Право на приказ (Сабинин) - страница 130

После этих слов на пол каземата, где сидел притаившийся Розе, спрыгнул высокий русский со старшинскими погонами на плечах, и граната, брошенная обер-лейтенантом, взорвалась за его спиной, сбила русского с ног, но он оказался живучим. На скошенном дульном компенсаторе русского автомата вспыхнули пульсирующие язычки пламени. Они ударили в грудь обер-лейтенанта и перечеркнули его жизнь, полную заслуг перед рейхом и преступлений перед человечеством.

Обер-лейтенант был одним из тридцати пяти тысяч погибших в Познани солдат и офицеров. Почти столько же сдалось в плен. Несколько из них, оставшихся в живых, рассказали, что бригаденфюрер Коннель застрелился перед самой капитуляцией в гараже цитадели, избрав почему-то местом своего самоубийства пятнистый «хорьх», на котором прибыл из Берлина в Познань всего месяц назад, полный радужных надежд.

Но Розе этот факт был неизвестен, хотя, возможно бы, и порадовал его фатальным совпадением. Однако, погибая в руинах цитадели, ни Коннель, ни Розе, ни тысячи других наци так и не узнали, что все они в свое время поставили не на ту машину и злосчастный «хорьх» был тут абсолютно чист — Германию погубила совсем другая «машина». Фашизм.

ПОЛТАВА

1

Старшину Фомина привезли в госпиталь в таком же санпоезде, в каком он сам когда-то начинал служить в своей гвардейской армии. Везли через Польшу и Украину, чтоб выходить в Полтаве. Где-то там, в Берлине, его армия уже вошла в южные предместья, а тут, в Полтаве, доктора воевали за самого Фомина, потому что жив он остался чудом. Было три операции, пока наконец смогли удалить обломки двух его собственных ребер, осколки и попавшие в легкие куски грязной одежды — они-то и оказались самыми страшными и едва не отправили старшину на тот свет, когда начался из-за них затяжной воспалительный процесс. Глаз тоже ничего не видел, но это не доходило до сознания — раз повязка, значит, когда снимут, все и увидим. Он уже привык к темноте с этой стороны и приноровился ориентироваться в том, что было вокруг него. У госпитальной койки горизонты не шибко дальние.

Где сейчас его дивизия, он не знал, но догадывался достаточно точно — кроме как в боях за Берлин, ей, по разумению Фомина, и быть негде. Радио в палате не выключалось, и дикторы счастливыми голосами выговаривали названия районов и улиц фашистского логова: Букков, Мариендорф, Бриц, Нейкельн, Фридрихсфельде и много всяких других, которых запомнить не было никакой возможности, да и незачем было запоминать, но слушалось это, как музыка.
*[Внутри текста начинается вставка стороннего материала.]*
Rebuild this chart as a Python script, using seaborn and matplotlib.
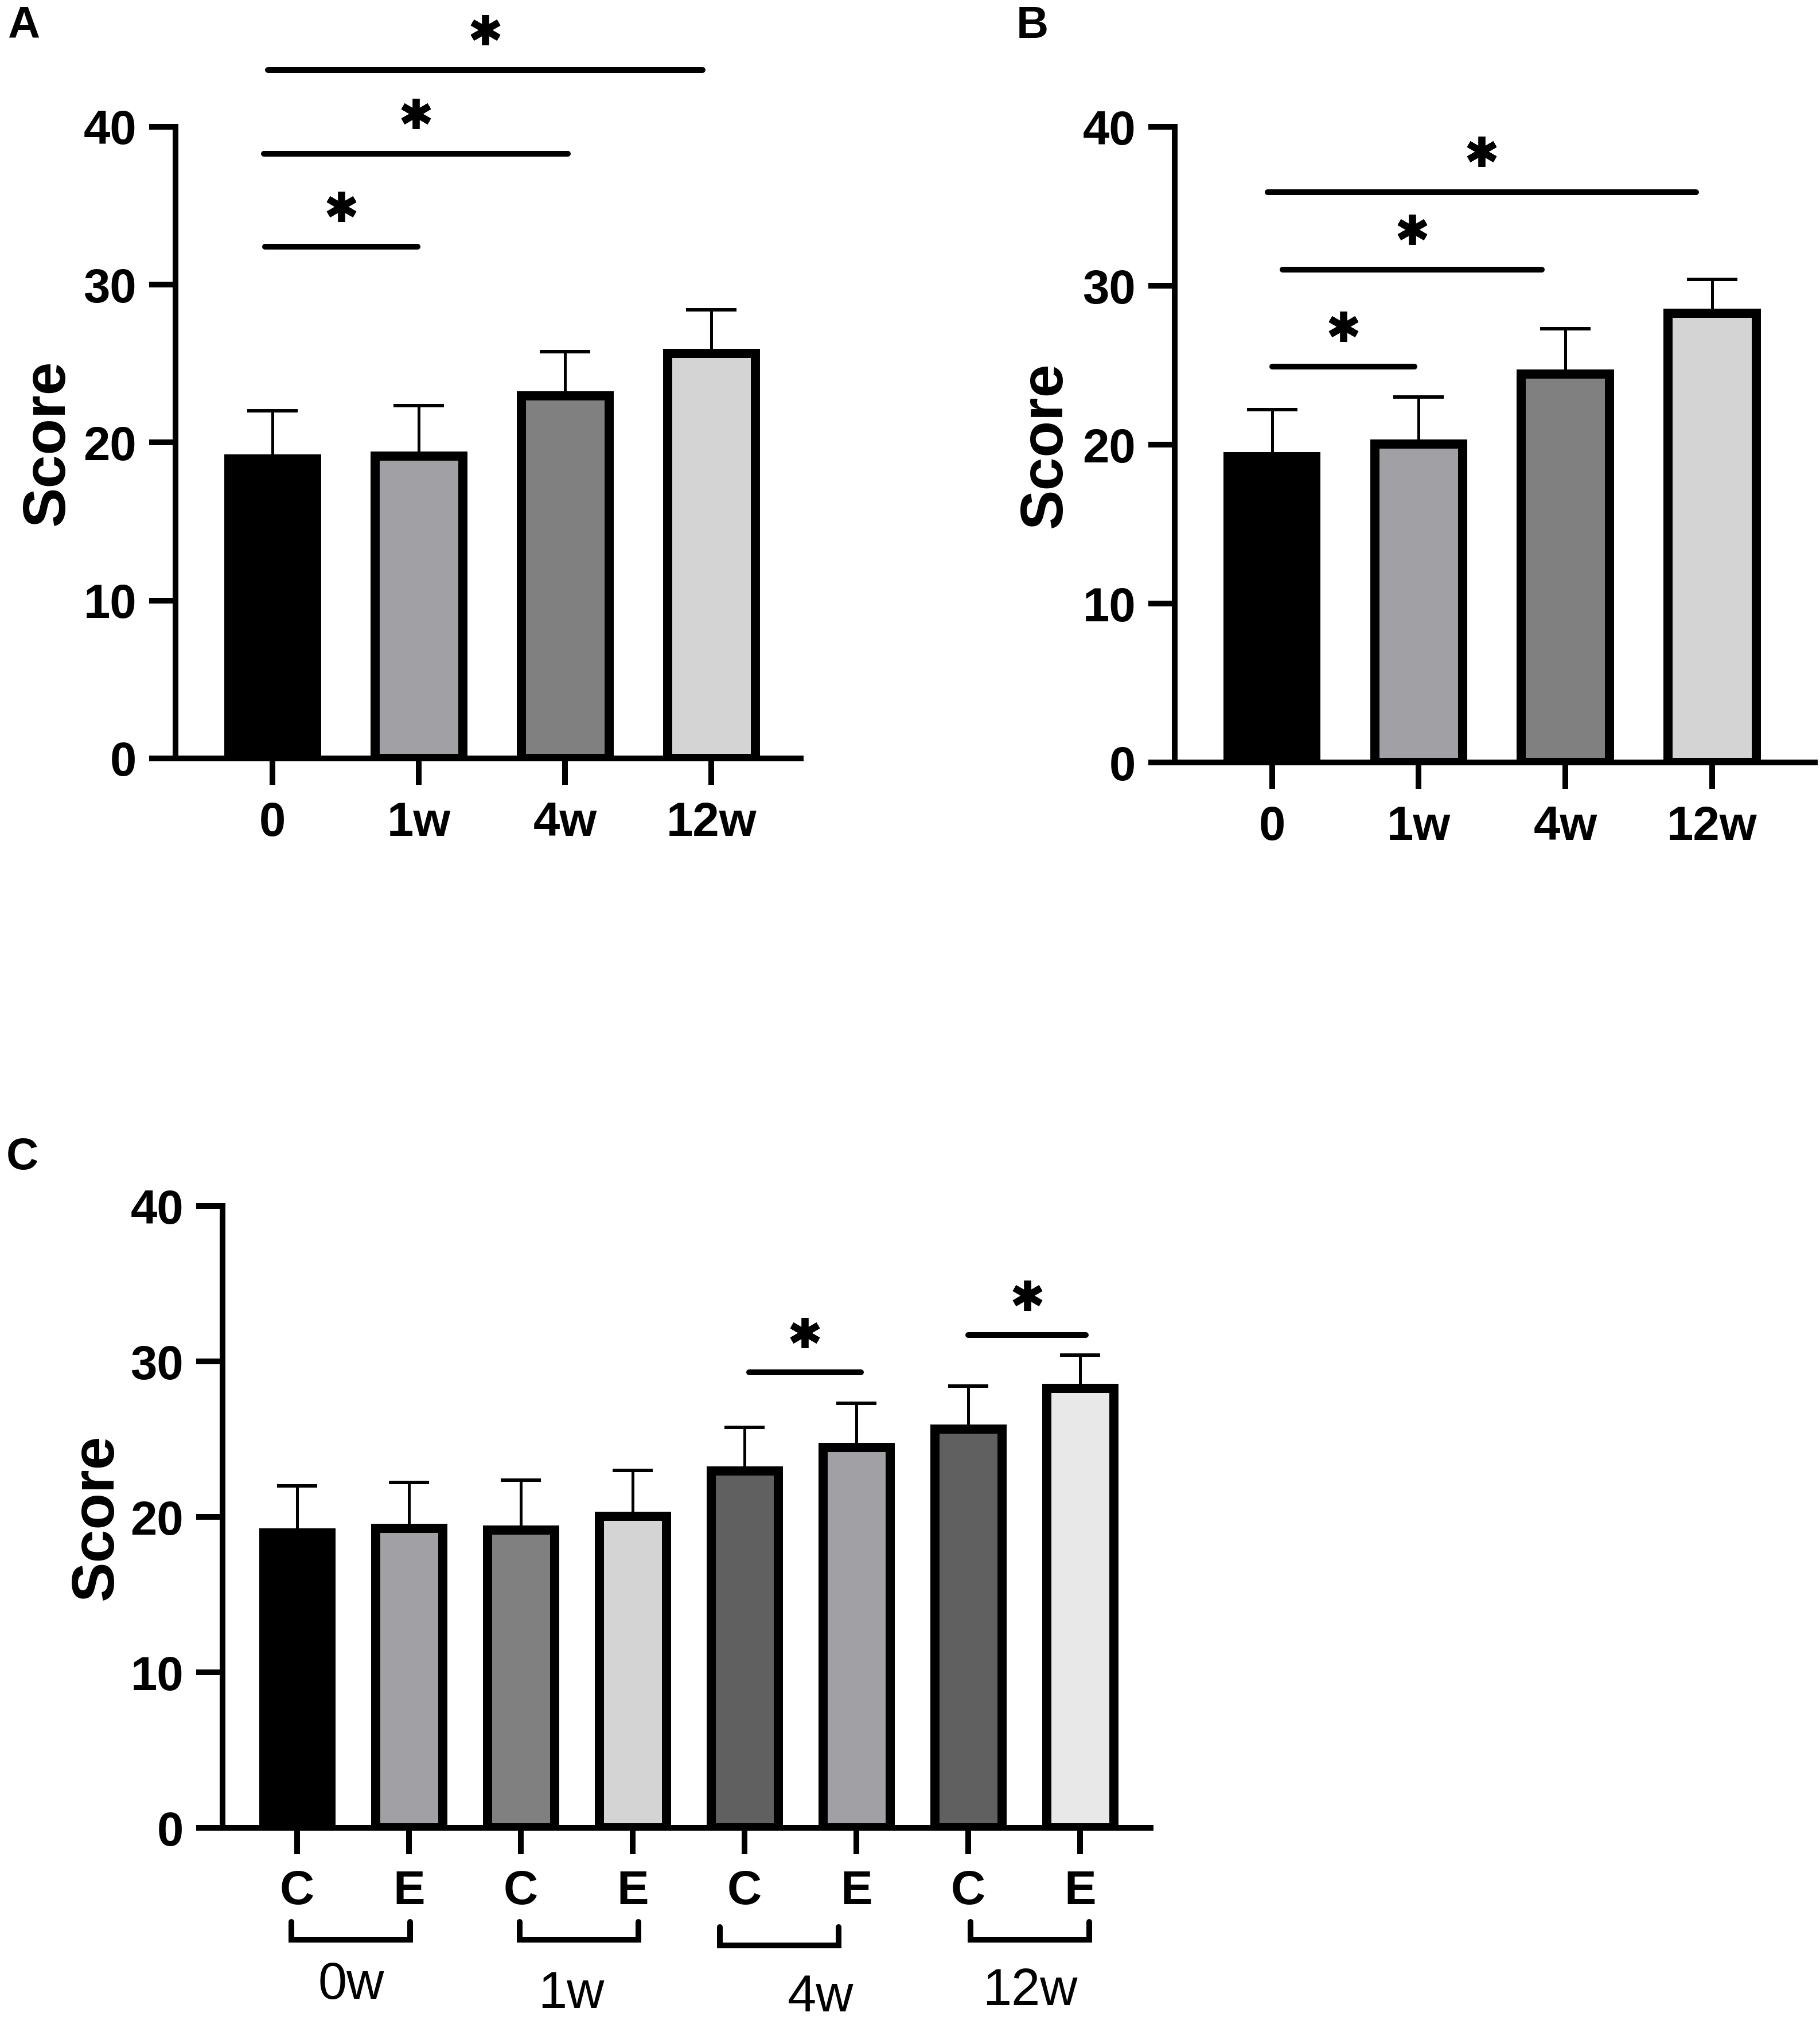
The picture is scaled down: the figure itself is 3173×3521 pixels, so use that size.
import matplotlib
matplotlib.use("Agg")
import matplotlib.pyplot as plt
import seaborn as sns

# ---- data ----
WEEKS = ["0", "1w", "4w", "12w"]
GROUP_WEEKS = ["0w", "1w", "4w", "12w"]
CE_KEYS = ["C0", "E0", "C1", "E1", "C4", "E4", "C12", "E12"]
CE_LABELS = ["C", "E"] * 4

control_mean = [18.95, 19.15, 22.95, 25.65]
control_upper = [22.0, 22.35, 25.75, 28.4]
exp_mean = [19.25, 20.05, 24.45, 28.25]
exp_upper = [22.2, 23.0, 27.3, 30.4]

week_colors = ["#000000", "#a1a1a5", "#808080", "#d4d4d4"]
ce_colors = ["#000000", "#a1a1a5", "#808080", "#d4d4d4",
             "#606060", "#a1a1a5", "#606060", "#e8e8e8"]

# significance lines: bar pairs, line height, (start, end) offsets of the hand drawn ends
sig_a_pairs = [(0, 1), (0, 2), (0, 3)]
sig_a_heights = [32.4, 38.3, 43.6]
sig_a_trim = [(-0.05, -0.01), (-0.06, 0.02), (-0.03, -0.06)]

sig_b_pairs = [(0, 1), (0, 2), (0, 3)]
sig_b_heights = [24.9, 31.0, 35.9]
sig_b_trim = [(0.0, -0.03), (0.07, -0.16), (-0.03, -0.11)]

sig_c_pairs = [(4, 5), (6, 7)]
sig_c_heights = [29.3, 31.7]
sig_c_trim = [(0.04, 0.04), (0.0, 0.05)]

STAR_GAP = 2.55
LW = 7.2


def draw_bars(ax, keys, means, uppers, colors, capsize):
    sns.barplot(x=keys, y=means, hue=keys, palette=colors, legend=False,
                width=0.6, edgecolor="black", linewidth=11.5, saturation=1,
                errorbar=None, ax=ax, zorder=2)
    xs = list(range(len(keys)))
    lower = [0] * len(means)
    upper = [u - m for u, m in zip(uppers, means)]
    ax.errorbar(xs, means, yerr=[lower, upper], fmt="none", ecolor="black",
                elinewidth=3.6, capsize=capsize, capthick=4.3, zorder=1)


def draw_sig(ax, pairs, heights, trims):
    for (i, j), h, (t0, t1) in zip(pairs, heights, trims):
        x0, x1 = i + t0, j + t1
        ax.plot([x0, x1], [h, h], color="black", lw=LW, solid_capstyle="round",
                clip_on=False, zorder=3)
        ax.plot((x0 + x1) / 2, h + STAR_GAP, marker=(6, 2, 0), ms=38, mew=8.5,
                color="black", clip_on=False, zorder=3)


def style_axes(ax, xlim, label_x, xpad):
    ax.set_xlim(*xlim)
    ax.set_ylim(0, 40)
    ax.set_yticks([0, 10, 20, 30, 40])
    sns.despine(ax=ax)
    for side in ["left", "bottom"]:
        ax.spines[side].set_linewidth(LW)
        ax.spines[side].set_color("black")
    ax.tick_params(axis="both", width=LW, length=33, labelsize=60,
                   color="black", labelcolor="black")
    ax.tick_params(axis="y", pad=16)
    ax.tick_params(axis="x", pad=xpad)
    for lab in ax.get_xticklabels() + ax.get_yticklabels():
        lab.set_fontweight("bold")
    ax.set_xlabel("")
    ax.set_ylabel("Score", fontsize=75, fontweight="bold", color="black")
    ax.yaxis.set_label_coords(label_x, 0.5)


def main():
    sns.set_style("ticks")
    plt.rcParams["font.family"] = ["Liberation Sans", "DejaVu Sans"]
    plt.rcParams["text.color"] = "black"
    plt.rcParams["axes.labelcolor"] = "black"
    plt.rcParams["axes.edgecolor"] = "black"
    plt.rcParams["xtick.color"] = "black"
    plt.rcParams["ytick.color"] = "black"

    fig = plt.figure(figsize=(31.73, 35.21), dpi=100)
    ax_a = fig.add_axes([0.09644, 0.62454, 0.34352, 0.31270])
    ax_b = fig.add_axes([0.64545, 0.62255, 0.35172, 0.31468])
    ax_c = fig.add_axes([0.12228, 0.09514, 0.50993, 0.30787])

    draw_bars(ax_a, WEEKS, control_mean, control_upper, week_colors, 32)
    draw_sig(ax_a, sig_a_pairs, sig_a_heights, sig_a_trim)
    style_axes(ax_a, (-0.663, 3.61), -0.159, 20)

    draw_bars(ax_b, WEEKS, exp_mean, exp_upper, week_colors, 32)
    draw_sig(ax_b, sig_b_pairs, sig_b_heights, sig_b_trim)
    style_axes(ax_b, (-0.663, 3.70), -0.158, 20)

    ce_mean = [v for pair in zip(control_mean, exp_mean) for v in pair]
    ce_upper = [v for pair in zip(control_upper, exp_upper) for v in pair]
    draw_bars(ax_c, CE_KEYS, ce_mean, ce_upper, ce_colors, 25)
    draw_sig(ax_c, sig_c_pairs, sig_c_heights, sig_c_trim)
    ax_c.set_xticks(range(len(CE_KEYS)))
    ax_c.set_xticklabels(CE_LABELS)
    style_axes(ax_c, (-0.667, 7.63), -0.105, 19)

    # brackets grouping C / E under each time point
    bracket_shift = [-0.02, 0.02, -0.19, 0.05]
    bracket_top = [-6.05, -6.05, -6.4, -6.05]
    label_x = [0.48, 2.45, 4.68, 6.55]
    label_y = [-11.0, -11.6, -11.8, -11.4]
    for k, week in enumerate(GROUP_WEEKS):
        x0 = 2 * k - 0.03 + bracket_shift[k]
        x1 = 2 * k + 1.03 + bracket_shift[k]
        top = bracket_top[k]
        bot = top - 1.15
        ax_c.plot([x0, x0, x1, x1], [top, bot, bot, top], color="black", lw=LW,
                  solid_capstyle="round", solid_joinstyle="miter", clip_on=False)
        ax_c.text(label_x[k], label_y[k], week, ha="center", va="baseline",
                  fontsize=65, family=["Liberation Sans Narrow", "Liberation Sans"])

    fig.text(0.0040, 0.9975, "A", fontsize=56, fontweight="bold", va="top", ha="left")
    fig.text(0.5585, 0.9975, "B", fontsize=56, fontweight="bold", va="top", ha="left")
    fig.text(0.0035, 0.4375, "C", fontsize=56, fontweight="bold", va="top", ha="left")

    fig.savefig("out.png", dpi=100, facecolor="white")


if __name__ == "__main__":
    main()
Фомин уже реально осознавал, что в строй попадет не скоро. Как-никак, а он был санинструктором, и хоть с пятого на десятое, но понимал, о чем врачи говорят над ним, когда, перевернув его на живот, трогают там, откуда по всему телу растекается боль, так неожиданно настигшая его в последнем каземате познанского равелина. Оттуда начинался счет нынешней странной жизни, которую он никак не мог собрать, составить из осколков воспоминаний и отрывков сознания, снов и рассказов докторов.